* BEGIN *

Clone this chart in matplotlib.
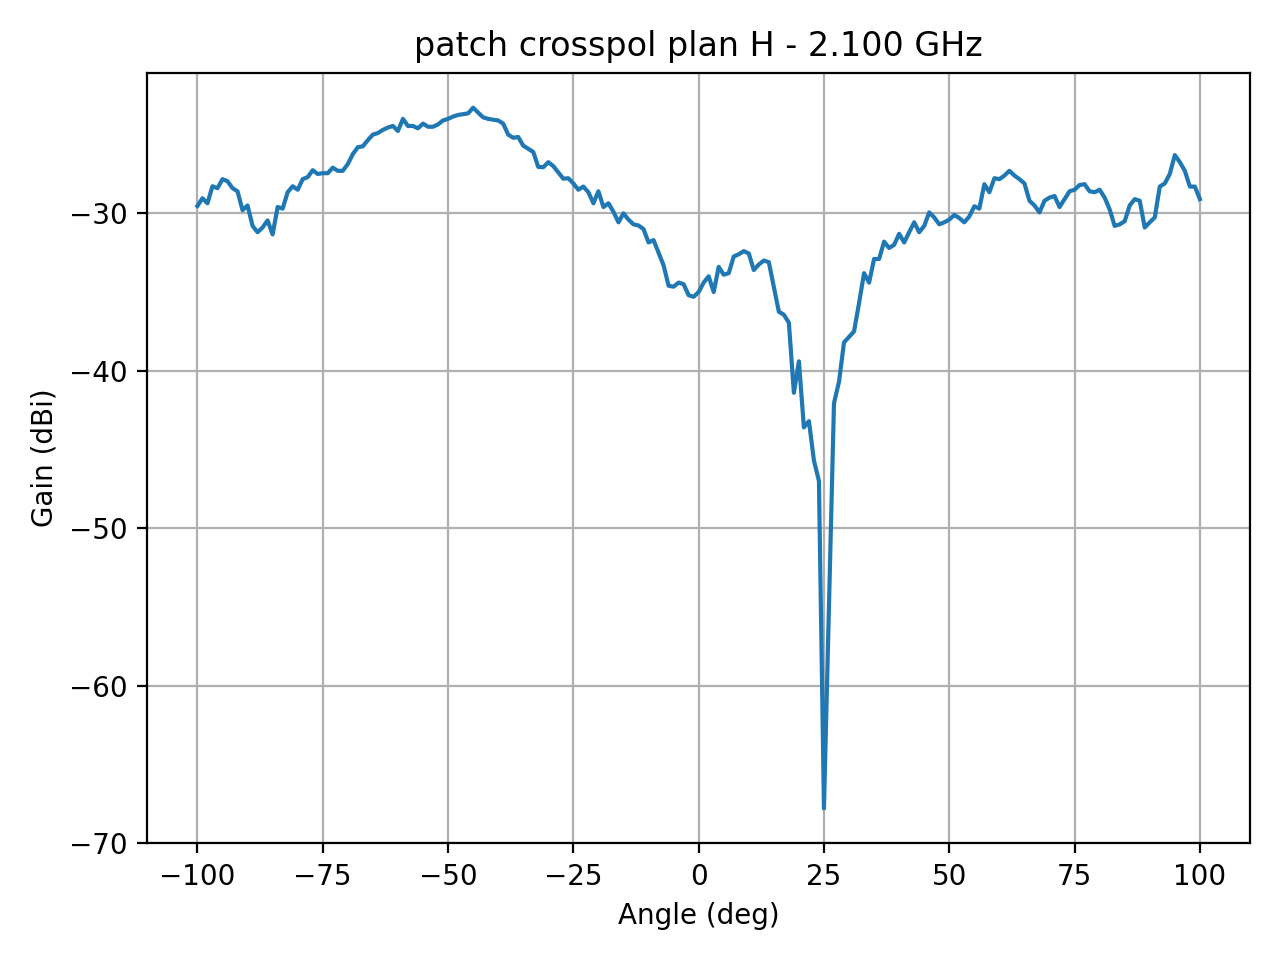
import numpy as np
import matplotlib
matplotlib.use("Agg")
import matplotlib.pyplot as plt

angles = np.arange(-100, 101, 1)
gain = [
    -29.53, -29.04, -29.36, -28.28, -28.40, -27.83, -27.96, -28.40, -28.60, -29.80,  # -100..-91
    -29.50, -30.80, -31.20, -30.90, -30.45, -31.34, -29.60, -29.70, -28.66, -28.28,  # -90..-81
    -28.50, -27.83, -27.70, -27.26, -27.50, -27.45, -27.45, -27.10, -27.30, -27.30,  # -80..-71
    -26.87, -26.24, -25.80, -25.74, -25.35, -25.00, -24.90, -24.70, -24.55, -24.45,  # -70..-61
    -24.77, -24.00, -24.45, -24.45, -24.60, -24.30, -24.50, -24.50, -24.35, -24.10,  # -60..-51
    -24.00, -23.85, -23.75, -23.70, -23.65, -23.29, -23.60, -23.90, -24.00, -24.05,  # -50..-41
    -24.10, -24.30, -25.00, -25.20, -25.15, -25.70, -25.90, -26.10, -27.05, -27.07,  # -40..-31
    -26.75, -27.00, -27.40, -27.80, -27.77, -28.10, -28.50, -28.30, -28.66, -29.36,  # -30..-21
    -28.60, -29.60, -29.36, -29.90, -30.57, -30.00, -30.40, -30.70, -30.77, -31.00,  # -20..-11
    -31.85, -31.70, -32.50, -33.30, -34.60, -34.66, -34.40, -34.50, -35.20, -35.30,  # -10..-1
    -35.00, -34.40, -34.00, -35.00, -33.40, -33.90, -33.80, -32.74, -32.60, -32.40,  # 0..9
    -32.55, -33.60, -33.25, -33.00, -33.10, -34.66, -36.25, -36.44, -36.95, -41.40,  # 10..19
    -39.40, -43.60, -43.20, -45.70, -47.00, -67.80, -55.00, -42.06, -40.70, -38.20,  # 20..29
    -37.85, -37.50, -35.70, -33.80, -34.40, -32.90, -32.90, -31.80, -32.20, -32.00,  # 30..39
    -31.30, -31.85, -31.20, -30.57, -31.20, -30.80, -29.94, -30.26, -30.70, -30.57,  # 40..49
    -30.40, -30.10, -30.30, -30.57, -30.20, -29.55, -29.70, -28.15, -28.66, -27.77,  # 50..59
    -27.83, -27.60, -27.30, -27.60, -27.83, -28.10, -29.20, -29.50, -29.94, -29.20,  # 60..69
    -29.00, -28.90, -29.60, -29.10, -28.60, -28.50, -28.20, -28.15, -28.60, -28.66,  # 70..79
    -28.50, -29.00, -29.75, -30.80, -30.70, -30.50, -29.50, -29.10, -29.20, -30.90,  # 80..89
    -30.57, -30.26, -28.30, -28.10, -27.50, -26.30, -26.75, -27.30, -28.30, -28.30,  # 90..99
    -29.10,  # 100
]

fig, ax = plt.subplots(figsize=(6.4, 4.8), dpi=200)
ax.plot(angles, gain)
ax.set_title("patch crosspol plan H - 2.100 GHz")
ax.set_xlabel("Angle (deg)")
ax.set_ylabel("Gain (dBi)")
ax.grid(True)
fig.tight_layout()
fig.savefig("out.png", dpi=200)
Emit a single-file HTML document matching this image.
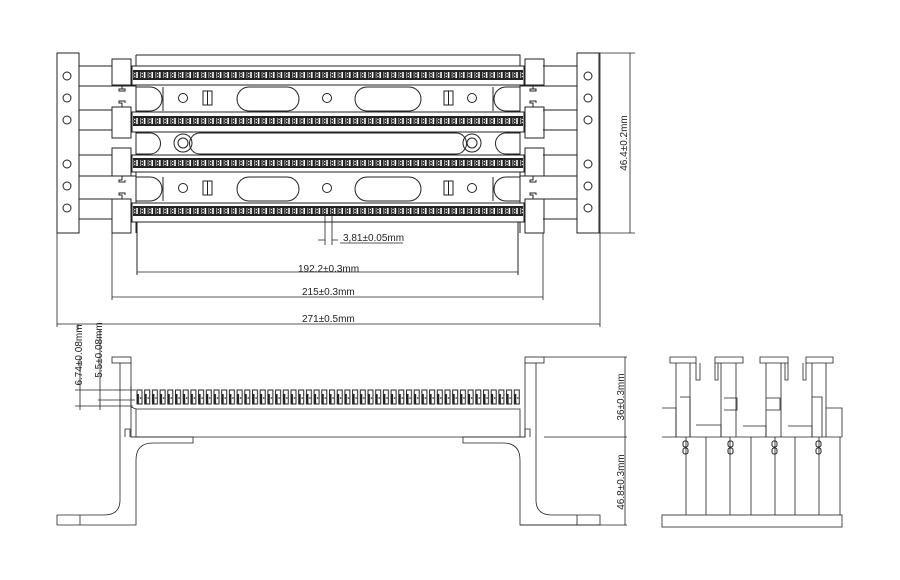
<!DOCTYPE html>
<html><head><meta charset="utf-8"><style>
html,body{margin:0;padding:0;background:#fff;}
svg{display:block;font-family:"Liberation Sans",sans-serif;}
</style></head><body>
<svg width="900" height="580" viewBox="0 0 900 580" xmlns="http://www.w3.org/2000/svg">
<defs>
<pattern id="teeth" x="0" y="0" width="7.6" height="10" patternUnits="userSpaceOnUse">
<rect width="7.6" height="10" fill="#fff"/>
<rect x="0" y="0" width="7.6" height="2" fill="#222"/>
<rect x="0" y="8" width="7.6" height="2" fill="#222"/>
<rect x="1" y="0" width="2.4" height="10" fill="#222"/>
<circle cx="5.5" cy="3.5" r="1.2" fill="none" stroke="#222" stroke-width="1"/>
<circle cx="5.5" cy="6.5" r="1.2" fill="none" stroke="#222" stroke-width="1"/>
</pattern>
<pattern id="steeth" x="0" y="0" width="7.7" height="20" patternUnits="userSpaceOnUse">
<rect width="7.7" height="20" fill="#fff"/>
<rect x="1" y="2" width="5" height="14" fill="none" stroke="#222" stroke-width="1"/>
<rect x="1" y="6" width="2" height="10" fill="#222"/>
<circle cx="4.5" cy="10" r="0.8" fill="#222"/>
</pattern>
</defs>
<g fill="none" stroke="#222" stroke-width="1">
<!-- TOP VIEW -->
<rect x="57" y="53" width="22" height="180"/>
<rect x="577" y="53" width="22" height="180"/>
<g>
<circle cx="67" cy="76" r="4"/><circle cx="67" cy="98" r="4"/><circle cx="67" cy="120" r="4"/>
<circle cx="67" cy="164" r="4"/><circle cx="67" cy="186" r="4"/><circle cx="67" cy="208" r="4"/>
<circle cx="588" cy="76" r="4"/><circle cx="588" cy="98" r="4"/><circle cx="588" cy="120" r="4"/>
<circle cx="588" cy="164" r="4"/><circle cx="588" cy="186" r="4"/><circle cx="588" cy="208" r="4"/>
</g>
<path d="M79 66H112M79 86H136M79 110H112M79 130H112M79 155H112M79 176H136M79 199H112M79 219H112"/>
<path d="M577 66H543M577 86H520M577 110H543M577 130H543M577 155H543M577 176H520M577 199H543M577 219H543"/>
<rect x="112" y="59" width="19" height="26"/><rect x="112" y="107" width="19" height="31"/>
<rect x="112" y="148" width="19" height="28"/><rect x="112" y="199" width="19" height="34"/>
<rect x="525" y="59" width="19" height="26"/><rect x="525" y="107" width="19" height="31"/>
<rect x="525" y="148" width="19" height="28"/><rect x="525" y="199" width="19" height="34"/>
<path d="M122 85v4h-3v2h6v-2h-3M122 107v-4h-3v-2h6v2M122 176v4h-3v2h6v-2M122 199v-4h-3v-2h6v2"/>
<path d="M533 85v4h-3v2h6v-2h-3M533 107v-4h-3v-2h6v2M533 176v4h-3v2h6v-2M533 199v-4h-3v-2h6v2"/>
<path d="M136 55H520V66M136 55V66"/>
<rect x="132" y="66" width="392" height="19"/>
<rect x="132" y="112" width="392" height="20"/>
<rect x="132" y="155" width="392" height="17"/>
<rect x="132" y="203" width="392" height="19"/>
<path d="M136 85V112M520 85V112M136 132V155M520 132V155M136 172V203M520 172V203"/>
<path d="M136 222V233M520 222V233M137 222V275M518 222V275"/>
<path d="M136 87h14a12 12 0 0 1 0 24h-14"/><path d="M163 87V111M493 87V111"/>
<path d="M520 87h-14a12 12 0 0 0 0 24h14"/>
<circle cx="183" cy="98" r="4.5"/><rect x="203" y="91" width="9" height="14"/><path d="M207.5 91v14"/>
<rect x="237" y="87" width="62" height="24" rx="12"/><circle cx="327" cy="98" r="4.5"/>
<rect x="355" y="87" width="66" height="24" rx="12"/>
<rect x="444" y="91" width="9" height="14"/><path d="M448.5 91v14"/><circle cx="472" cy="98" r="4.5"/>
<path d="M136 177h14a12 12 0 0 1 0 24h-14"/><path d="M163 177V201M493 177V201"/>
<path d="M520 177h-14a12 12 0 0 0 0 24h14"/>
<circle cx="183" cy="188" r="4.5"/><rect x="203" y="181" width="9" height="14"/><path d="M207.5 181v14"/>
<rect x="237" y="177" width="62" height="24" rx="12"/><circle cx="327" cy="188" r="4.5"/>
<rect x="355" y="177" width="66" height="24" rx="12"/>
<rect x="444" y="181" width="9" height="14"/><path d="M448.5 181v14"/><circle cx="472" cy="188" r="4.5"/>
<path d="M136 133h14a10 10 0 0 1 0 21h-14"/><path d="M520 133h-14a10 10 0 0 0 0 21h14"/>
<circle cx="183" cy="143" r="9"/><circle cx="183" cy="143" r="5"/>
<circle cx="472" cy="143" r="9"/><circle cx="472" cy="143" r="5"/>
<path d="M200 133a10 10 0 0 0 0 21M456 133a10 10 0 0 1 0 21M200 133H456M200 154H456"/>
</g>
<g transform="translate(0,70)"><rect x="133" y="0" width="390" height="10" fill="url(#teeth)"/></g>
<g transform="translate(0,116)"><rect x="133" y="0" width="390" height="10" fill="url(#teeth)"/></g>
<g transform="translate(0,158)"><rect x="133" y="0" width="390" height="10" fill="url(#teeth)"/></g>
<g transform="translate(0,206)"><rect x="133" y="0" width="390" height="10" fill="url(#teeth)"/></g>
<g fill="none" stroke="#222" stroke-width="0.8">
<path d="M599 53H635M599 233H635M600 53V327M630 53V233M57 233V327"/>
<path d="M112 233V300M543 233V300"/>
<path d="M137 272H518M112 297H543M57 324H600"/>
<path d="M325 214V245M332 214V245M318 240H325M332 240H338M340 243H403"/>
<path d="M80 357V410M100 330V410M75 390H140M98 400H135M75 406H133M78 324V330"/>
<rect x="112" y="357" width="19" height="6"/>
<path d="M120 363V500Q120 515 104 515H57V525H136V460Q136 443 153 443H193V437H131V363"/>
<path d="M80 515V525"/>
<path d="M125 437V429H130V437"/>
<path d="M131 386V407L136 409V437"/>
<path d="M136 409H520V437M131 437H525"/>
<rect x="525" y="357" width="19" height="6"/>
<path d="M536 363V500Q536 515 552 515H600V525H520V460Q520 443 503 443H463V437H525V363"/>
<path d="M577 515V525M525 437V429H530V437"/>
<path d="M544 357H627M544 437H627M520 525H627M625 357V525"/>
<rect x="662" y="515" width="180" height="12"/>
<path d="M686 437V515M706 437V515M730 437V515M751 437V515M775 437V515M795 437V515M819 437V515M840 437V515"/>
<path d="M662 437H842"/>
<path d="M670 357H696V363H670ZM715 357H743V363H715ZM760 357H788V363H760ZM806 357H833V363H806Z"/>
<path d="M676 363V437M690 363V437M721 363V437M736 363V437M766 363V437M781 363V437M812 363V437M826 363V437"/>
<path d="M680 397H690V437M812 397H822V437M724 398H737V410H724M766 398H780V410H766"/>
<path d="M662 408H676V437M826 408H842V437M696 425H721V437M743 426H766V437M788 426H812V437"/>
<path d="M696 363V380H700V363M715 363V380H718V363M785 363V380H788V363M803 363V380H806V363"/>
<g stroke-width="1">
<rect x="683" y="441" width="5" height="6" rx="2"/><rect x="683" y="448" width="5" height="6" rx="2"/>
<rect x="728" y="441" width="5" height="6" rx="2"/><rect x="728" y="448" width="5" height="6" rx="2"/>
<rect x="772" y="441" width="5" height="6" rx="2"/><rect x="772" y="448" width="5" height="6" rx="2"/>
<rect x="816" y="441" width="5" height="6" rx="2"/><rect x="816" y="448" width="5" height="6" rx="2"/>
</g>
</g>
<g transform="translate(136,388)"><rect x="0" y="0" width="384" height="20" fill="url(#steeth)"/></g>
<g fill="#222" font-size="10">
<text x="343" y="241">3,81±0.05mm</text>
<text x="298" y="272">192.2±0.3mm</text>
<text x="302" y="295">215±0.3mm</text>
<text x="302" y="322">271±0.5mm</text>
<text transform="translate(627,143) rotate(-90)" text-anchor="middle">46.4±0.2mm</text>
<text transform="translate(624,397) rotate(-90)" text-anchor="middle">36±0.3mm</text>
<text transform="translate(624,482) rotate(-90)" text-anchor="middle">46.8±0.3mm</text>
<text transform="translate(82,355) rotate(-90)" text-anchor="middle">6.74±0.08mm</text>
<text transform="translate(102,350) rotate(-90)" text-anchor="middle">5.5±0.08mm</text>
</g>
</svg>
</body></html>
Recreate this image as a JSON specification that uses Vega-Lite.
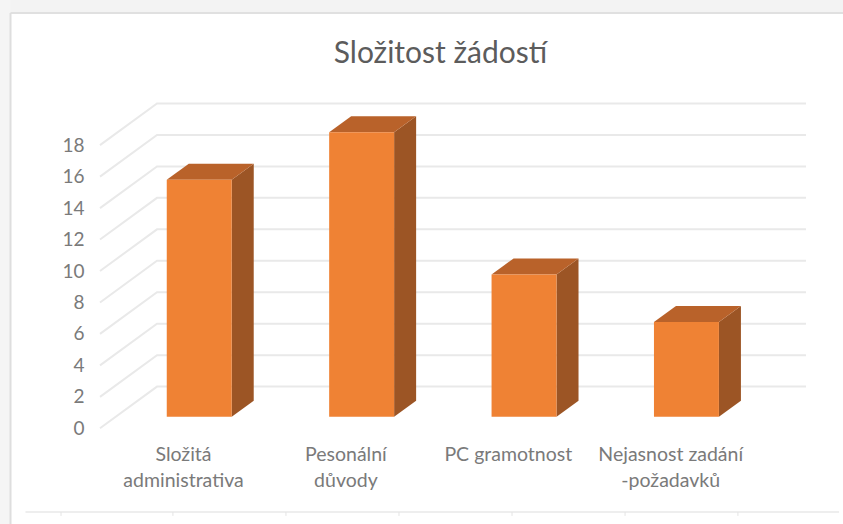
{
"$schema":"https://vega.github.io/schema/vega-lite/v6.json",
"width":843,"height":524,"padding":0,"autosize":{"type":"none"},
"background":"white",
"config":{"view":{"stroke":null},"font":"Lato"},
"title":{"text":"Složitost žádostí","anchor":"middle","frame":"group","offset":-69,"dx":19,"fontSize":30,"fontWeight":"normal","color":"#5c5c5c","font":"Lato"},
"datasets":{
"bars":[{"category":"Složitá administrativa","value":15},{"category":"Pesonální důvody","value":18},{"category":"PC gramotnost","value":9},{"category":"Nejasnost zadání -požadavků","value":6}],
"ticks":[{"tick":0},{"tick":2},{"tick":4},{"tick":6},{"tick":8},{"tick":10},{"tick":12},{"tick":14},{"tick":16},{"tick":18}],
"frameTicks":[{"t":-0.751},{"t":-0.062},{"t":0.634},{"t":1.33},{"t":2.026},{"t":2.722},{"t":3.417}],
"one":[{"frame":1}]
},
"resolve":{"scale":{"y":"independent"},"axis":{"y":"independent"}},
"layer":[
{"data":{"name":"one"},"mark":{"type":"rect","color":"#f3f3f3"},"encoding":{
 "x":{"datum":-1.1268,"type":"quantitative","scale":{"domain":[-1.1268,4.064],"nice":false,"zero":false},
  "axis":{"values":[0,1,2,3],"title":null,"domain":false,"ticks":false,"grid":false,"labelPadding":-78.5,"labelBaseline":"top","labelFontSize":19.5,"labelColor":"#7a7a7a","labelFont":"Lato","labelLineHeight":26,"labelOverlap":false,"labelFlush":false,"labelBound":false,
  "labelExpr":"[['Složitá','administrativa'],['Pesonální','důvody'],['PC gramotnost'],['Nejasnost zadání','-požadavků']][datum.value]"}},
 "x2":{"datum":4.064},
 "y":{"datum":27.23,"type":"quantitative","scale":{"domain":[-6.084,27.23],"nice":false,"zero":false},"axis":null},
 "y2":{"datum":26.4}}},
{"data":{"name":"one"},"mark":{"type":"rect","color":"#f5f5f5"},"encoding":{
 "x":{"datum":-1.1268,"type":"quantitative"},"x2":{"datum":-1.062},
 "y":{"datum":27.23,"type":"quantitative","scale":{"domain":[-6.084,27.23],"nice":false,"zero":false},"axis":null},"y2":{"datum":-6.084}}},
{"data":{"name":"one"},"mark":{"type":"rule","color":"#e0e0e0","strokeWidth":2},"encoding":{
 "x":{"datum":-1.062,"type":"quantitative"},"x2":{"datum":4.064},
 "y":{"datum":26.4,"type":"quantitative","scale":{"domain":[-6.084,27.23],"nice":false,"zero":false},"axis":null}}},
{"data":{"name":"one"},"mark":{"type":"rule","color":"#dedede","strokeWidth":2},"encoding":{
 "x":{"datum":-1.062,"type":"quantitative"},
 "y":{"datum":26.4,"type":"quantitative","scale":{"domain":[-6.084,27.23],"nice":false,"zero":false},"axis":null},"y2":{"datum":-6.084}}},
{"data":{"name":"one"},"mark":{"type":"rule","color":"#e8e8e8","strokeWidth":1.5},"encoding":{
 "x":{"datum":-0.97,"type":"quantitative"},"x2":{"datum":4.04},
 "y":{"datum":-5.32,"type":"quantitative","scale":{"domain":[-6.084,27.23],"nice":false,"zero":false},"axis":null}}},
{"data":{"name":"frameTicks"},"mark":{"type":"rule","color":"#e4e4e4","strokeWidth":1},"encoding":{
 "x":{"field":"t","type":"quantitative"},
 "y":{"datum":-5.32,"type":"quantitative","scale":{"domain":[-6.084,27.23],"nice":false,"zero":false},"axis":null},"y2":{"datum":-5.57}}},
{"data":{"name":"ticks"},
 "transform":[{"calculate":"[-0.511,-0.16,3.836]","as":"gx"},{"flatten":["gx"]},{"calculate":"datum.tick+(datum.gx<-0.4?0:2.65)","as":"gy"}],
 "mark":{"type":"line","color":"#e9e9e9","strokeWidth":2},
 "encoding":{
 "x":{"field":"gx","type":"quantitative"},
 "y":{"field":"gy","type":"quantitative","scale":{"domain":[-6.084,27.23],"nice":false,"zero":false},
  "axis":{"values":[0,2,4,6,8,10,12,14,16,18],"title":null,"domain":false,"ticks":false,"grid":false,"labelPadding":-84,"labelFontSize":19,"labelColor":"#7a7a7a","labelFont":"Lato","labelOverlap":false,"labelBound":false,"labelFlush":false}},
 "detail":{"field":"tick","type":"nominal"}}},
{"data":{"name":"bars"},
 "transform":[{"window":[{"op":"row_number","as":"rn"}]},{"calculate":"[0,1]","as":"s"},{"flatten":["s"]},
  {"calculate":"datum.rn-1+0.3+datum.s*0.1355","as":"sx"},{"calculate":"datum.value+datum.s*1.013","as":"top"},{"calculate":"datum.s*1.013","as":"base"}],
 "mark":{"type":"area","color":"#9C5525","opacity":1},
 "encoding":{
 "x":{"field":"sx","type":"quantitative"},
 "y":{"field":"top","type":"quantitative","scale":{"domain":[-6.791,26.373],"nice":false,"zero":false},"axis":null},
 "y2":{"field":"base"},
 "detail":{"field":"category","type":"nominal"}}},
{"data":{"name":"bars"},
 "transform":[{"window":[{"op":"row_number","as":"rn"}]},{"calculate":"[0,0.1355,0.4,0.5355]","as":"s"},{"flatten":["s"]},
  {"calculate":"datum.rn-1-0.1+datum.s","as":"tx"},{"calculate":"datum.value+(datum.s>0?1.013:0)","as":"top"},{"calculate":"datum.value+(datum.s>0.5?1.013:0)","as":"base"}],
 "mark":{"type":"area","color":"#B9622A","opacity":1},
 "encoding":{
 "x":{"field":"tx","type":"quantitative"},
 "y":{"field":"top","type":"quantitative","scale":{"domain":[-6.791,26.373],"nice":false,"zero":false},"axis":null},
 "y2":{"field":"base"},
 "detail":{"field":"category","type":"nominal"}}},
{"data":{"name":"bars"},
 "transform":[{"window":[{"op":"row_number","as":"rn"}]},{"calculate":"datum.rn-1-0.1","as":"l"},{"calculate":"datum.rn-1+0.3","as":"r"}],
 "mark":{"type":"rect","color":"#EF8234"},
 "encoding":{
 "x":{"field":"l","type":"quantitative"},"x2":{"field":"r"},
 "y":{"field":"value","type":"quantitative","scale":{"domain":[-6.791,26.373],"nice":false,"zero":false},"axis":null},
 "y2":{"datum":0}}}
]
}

* END *

Aim: List all lines holding the string "image".

Exercise result:
Emit a single-file HTML document matching this image.
Recreate this image as a JSON specification that uses Vega-Lite.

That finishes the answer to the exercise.